Poco tiempo después de la muerte de Serra, el Guardián del Colegio de San Fernando escribía al Provincial de los Franciscanos en Mallorca: «Murió como un justo, en tales circunstancias que todos los que estaban presentes derramaban tiernas lágrimas y pensaban que su bendita alma subió inmediatamente al cielo a recibir la recompensa de su intensa e ininterrumpida labor de 34 años, sostenido por nuestro amado Jesús, al que siempre tenía en su mente, sufriendo aquellos inexplicables tormentos por nuestra redención. Fue tan grande la caridad que manifestaba, que causaba admiración no sólo en la gente ordinaria, sino también en personas de alta posición, proclamando todos que ese hombre era un santo y sus obras las de un apóstol».

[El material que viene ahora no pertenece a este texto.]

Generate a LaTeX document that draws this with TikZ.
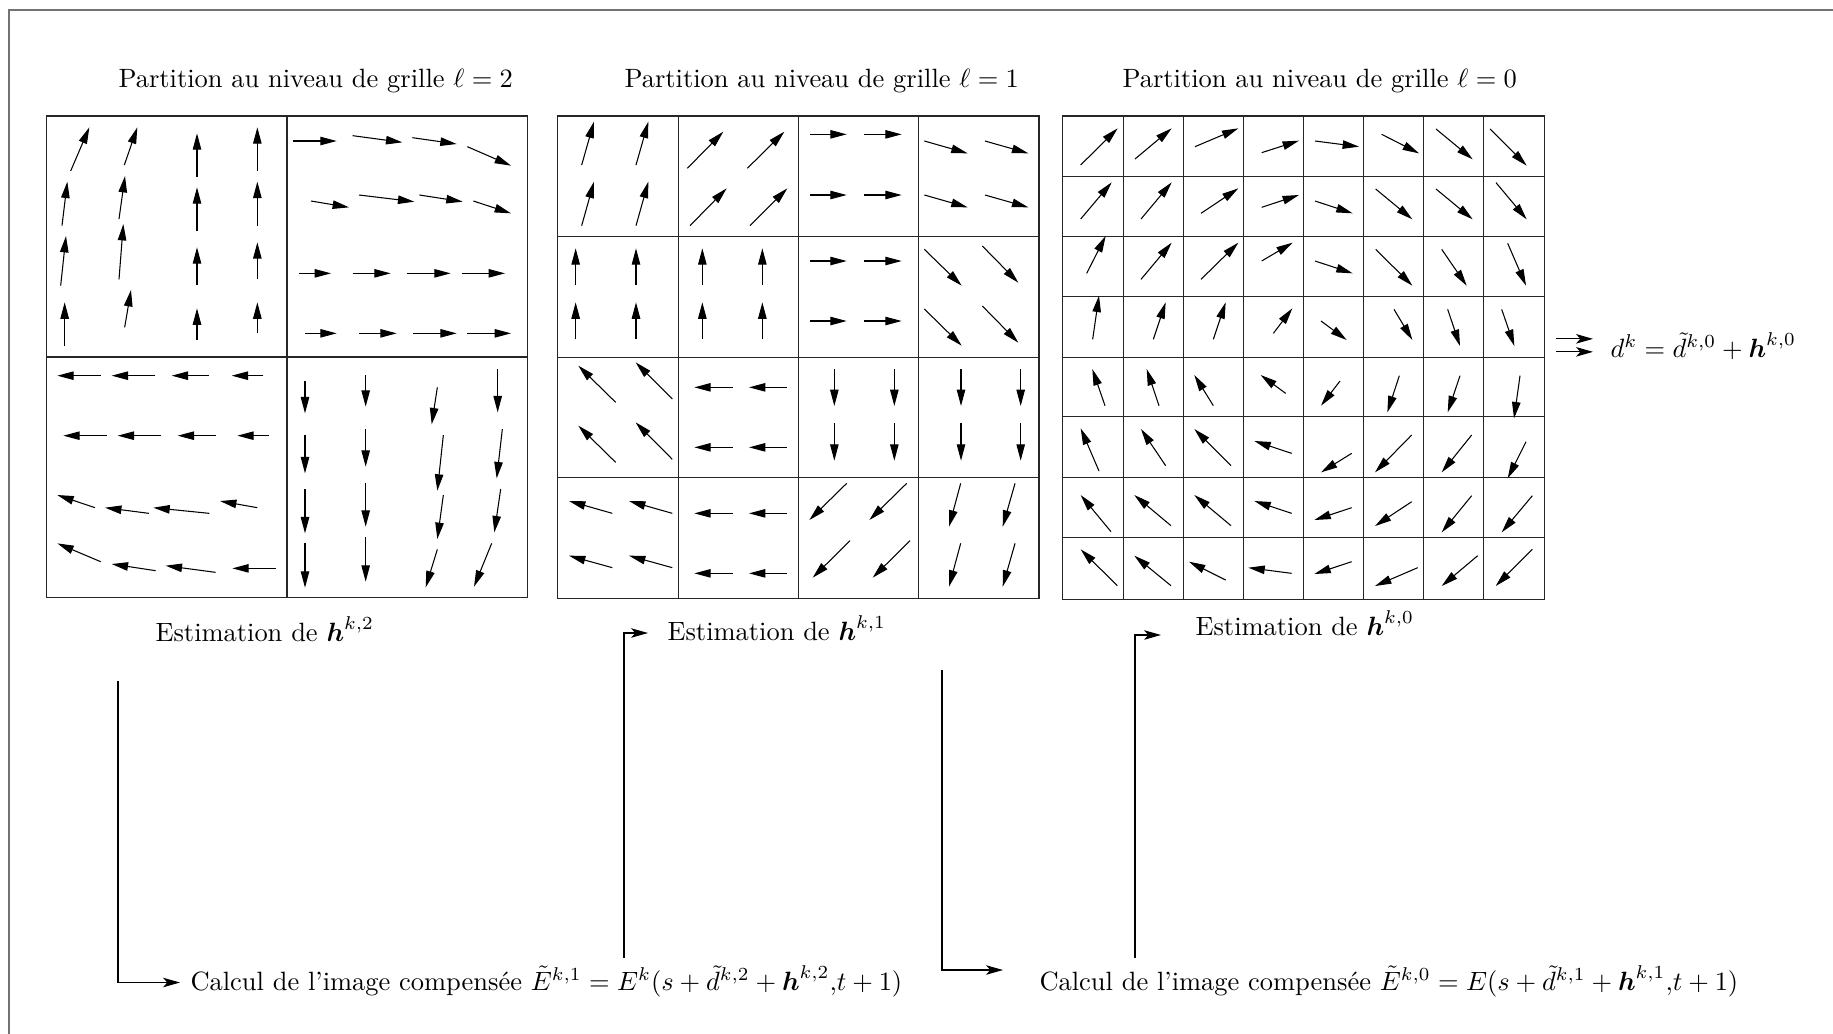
\documentclass[tikz,border=0pt]{standalone}
\usepackage{amsmath,amssymb}
\usetikzlibrary{arrows.meta,calc}
\tikzset{vec/.style={-{Triangle[length=6.2pt,width=3.2pt]}},
 conn/.style={-{Stealth[length=6.4pt,width=3.6pt,inset=1.6pt]}},
 cell/.style={line width=.4pt,draw=black!85},
 lbl/.style={anchor=west,inner sep=0pt},
 rim/.style={draw=black!55,line width=1.1pt}}

\begin{document}
\begin{tikzpicture}[x=.378pt,y=-.378pt]
\useasboundingbox (0,0) rectangle (1833,1034);
\draw[rim](9,1034)--(9,10)--(1833,10);
\node[lbl] (tl2) at (118,81) {Partition au niveau de grille $\ell=2$};
\node[lbl] (tl1) at (624,81) {Partition au niveau de grille $\ell=1$};
\node[lbl] (tl0) at (1122,81) {Partition au niveau de grille $\ell=0$};
% grid l=2
\begin{scope}[shift={(40,110)},x=.126pt,y=-.126pt]
\draw[cell](20,18)rectangle(1463,1463);\draw[cell](741,18)--(741,1463);\draw[cell](20,741)--(1463,741);
\foreach \a/\b/\c/\d in {92/183/148/52,253/165/292/52,471/202/471/70,652/183/652/52,
 66/347/82/215,237/327/255/198,471/362/471/232,652/347/652/215,
 62/527/78/378,237/508/250/342,471/525/471/412,652/508/652/397,
 74/707/74/577,254/652/273/540,471/689/471/595,652/670/652/577,
 760/93/890/93,938/77/1087/97,1117/83/1250/102,1282/110/1413/167,
 813/273/927/292,957/255/1123/275,1138/255/1268/275,1300/273/1413/310,
 777/490/873/490,938/490/1052/490,1102/490/1232/490,1265/490/1395/490,
 795/670/890/670,957/670/1070/670,1120/670/1250/670,1282/670/1413/670,
 182/797/52/797,346/797/215/797,507/797/395/797,670/797/575/797,
 200/977/70/977,363/977/233/977,527/977/413/977,688/977/592/977,
 165/1193/52/1155,327/1210/195/1193,508/1210/340/1193,652/1193/540/1173,
 182/1355/52/1300,347/1382/215/1362,527/1387/377/1367,707/1375/577/1375,
 795/813/795/910,977/795/977/890,1192/832/1175/943,1373/777/1373/907,
 795/975/795/1090,977/957/977/1070,1210/975/1192/1142,1387/957/1370/1105,
 795/1138/795/1270,977/1118/977/1250,1210/1155/1192/1287,1382/1137/1363/1267,
 795/1300/795/1433,977/1282/977/1415,1192/1318/1157/1432,1355/1300/1302/1430}
 {\draw[vec](\a,\b)--(\c,\d);}
\end{scope}
% grid l=1
\begin{scope}[shift={(550,110)},x=.126pt,y=-.126pt]
\draw[cell](22,18)rectangle(1467,1465);
\foreach \x in {385,745,1105}{\draw[cell](\x,18)--(\x,1465);}
\foreach \y in {380,742,1103}{\draw[cell](22,\y)--(1467,\y);}
\foreach \a/\b/\c/\d in {95/165/132/35,258/165/295/35,95/347/132/215,258/347/295/215,
 412/175/520/65,592/175/703/65,420/347/530/235,600/347/712/235,
 780/73/890/73,942/73/1055/73,780/255/890/255,942/255/1055/255,
 1123/93/1253/130,1305/93/1435/130,1123/255/1253/292,1305/255/1435/292,
 77/525/77/415,258/525/258/415,77/688/77/577,258/688/258/577,
 457/525/457/415,637/525/637/415,457/688/457/577,637/688/637/577,
 780/453/890/453,942/453/1055/453,780/633/890/633,942/633/1055/633,
 1123/418/1235/527,1297/408/1405/518,1123/597/1235/707,1297/588/1405/698,
 197/877/85/767,367/867/257/757,197/1057/85/947,367/1048/257/937,
 548/832/433/832,710/832/597/832,548/1012/433/1012,710/1012/597/1012,
 853/777/853/888,1033/777/1033/888,853/940/853/1052,1033/940/1033/1052,
 1233/777/1233/888,1412/777/1412/888,1233/940/1233/1052,1412/940/1412/1052,
 187/1210/57/1173,367/1210/237/1173,187/1373/57/1337,367/1373/237/1337,
 548/1210/433/1210,710/1210/597/1210,548/1390/433/1390,710/1390/597/1390,
 890/1120/778/1230,1070/1120/958/1230,900/1292/788/1403,1080/1292/968/1403,
 1232/1120/1197/1250,1395/1120/1358/1250,1232/1300/1197/1430,1395/1300/1358/1430}
 {\draw[vec](\a,\b)--(\c,\d);}
\end{scope}
% grid l=0
\begin{scope}[shift={(1055,110)},x=.126pt,y=-.126pt]
\draw[cell](22,18)rectangle(1467,1467);
\foreach \x in {205,385,565,745,925,1105,1285}{\draw[cell](\x,18)--(\x,1467);}
\foreach \y in {200,380,560,742,920,1102,1282}{\draw[cell](22,\y)--(1467,\y);}
\coordinate (g0) at (1467,706);
\foreach \a/\b/\c/\d in {77/165/188/55,240/147/350/55,420/110/550/55,620/128/732/92,
 780/93/912/110,980/73/1092/130,1143/57/1253/148,1305/57/1415/167,
 77/327/170/217,258/327/350/217,438/310/550/235,620/292/732/255,
 780/273/893/310,962/237/1072/328,1143/237/1253/328,1323/218/1415/328,
 95/490/152/378,258/508/350/398,438/508/550/398,620/453/713/398,
 780/453/893/490,962/418/1072/527,1160/418/1235/527,1358/400/1413/527,
 113/688/132/557,295/688/332/577,475/688/512/577,655/670/712/595,
 798/633/875/690,1017/598/1072/690,1178/598/1215/708,1340/598/1378/708,
 150/887/112/777,312/887/275/777,475/887/418/795,692/850/617/795,
 855/813/798/887,1033/797/997/907,1215/797/1178/907,1395/797/1377/925,
 132/1083/77/955,332/1067/258/957,528/1067/418/957,710/1030/598/993,
 890/1030/798/1087,1070/975/960/1087,1250/975/1160/1087,1413/995/1358/1105,
 168/1265/77/1155,348/1247/238/1155,528/1247/418/1155,710/1210/598/1173,
 890/1193/778/1230,1070/1175/960/1248,1250/1157/1160/1267,1432/1157/1340/1267,
 187/1427/77/1318,348/1427/238/1337,512/1410/402/1355,710/1390/580/1373,
 890/1355/778/1392,1088/1373/960/1428,1268/1337/1160/1428,1432/1318/1322/1428}
 {\draw[vec](\a,\b)--(\c,\d);}
\end{scope}
\node[lbl] (dk) at (1610,346) {$d^k=\tilde{d}^{k,0}+\boldsymbol{h}^{k,0}$};
\draw[conn]($(g0)+(12,-6.5)$)--($(g0 -| dk.west)+(-17,-6.5)$);
\draw[conn]($(g0)+(12,6.5)$)--($(g0 -| dk.west)+(-17,6.5)$);
\node[lbl] (es2) at (155,629) {Estimation de $\boldsymbol{h}^{k,2}$};
\node[lbl] (es1) at (667,628) {Estimation de $\boldsymbol{h}^{k,1}$};
\node[lbl] (es0) at (1195,623) {Estimation de $\boldsymbol{h}^{k,0}$};
\node[lbl] (cc1) at (190,981) {Calcul de l'image compensée $\tilde{E}^{k,1}=E^k(s+\tilde{d}^{k,2}+\boldsymbol{h}^{k,2}{,}t+1)$};
\node[lbl] (cc0) at (1039,981) {Calcul de l'image compensée $\tilde{E}^{k,0}=E(s+\tilde{d}^{k,1}+\boldsymbol{h}^{k,1}{,}t+1)$};
\coordinate (p2) at (118,681);\coordinate (p1) at (942,670);
\coordinate (q1) at (624,958);\coordinate (q0) at (1135,958);
\draw[conn](p2)|-($(cc1.west)+(-10,1.5)$);
\draw[conn](p1)|-($(cc0.west)+(-36,-11)$);
\draw[conn](q1)|-($(es1.west)+(-19,5)$);
\draw[conn](q0)|-($(es0.west)+(-34,12)$);
\end{tikzpicture}
\end{document}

El 14 de septiembre de 1987, el Papa Juan Pablo II tuvo un encuentro con los Indios nativos americanos en Fénix, Arizona, durante el cual alabó los esfuerzos de Serra para proteger a los indios contra la explotación. Tres días más tarde el Papa visitó la tumba de Serra en la Misión de S. Carlos Borromeo y recordó la Representación de Serra en 1773 en favor de los indios de California. Juan Pablo II dijo que Serra y sus misioneros compartían la convicción de que «el Evangelio es un asunto de vida y de salvación. Ellos estimaban que al ofrecer a Jesucristo a la gente, estaban haciendo algo de un valor, importancia y dignidad inmensos». Esta convicción los sostenía «frente a cualquier vicisitud, desazón y oposición».

El mismo Juan Pablo II beatificó solemnemente en Roma a Fray Junípero el 25 de septiembre de 1988, y fue proclamado Santo el 23 de septiembre del 2015 por el Papa Francisco en Estados Unidos. Los franciscanos lo celebran el 28 de agosto.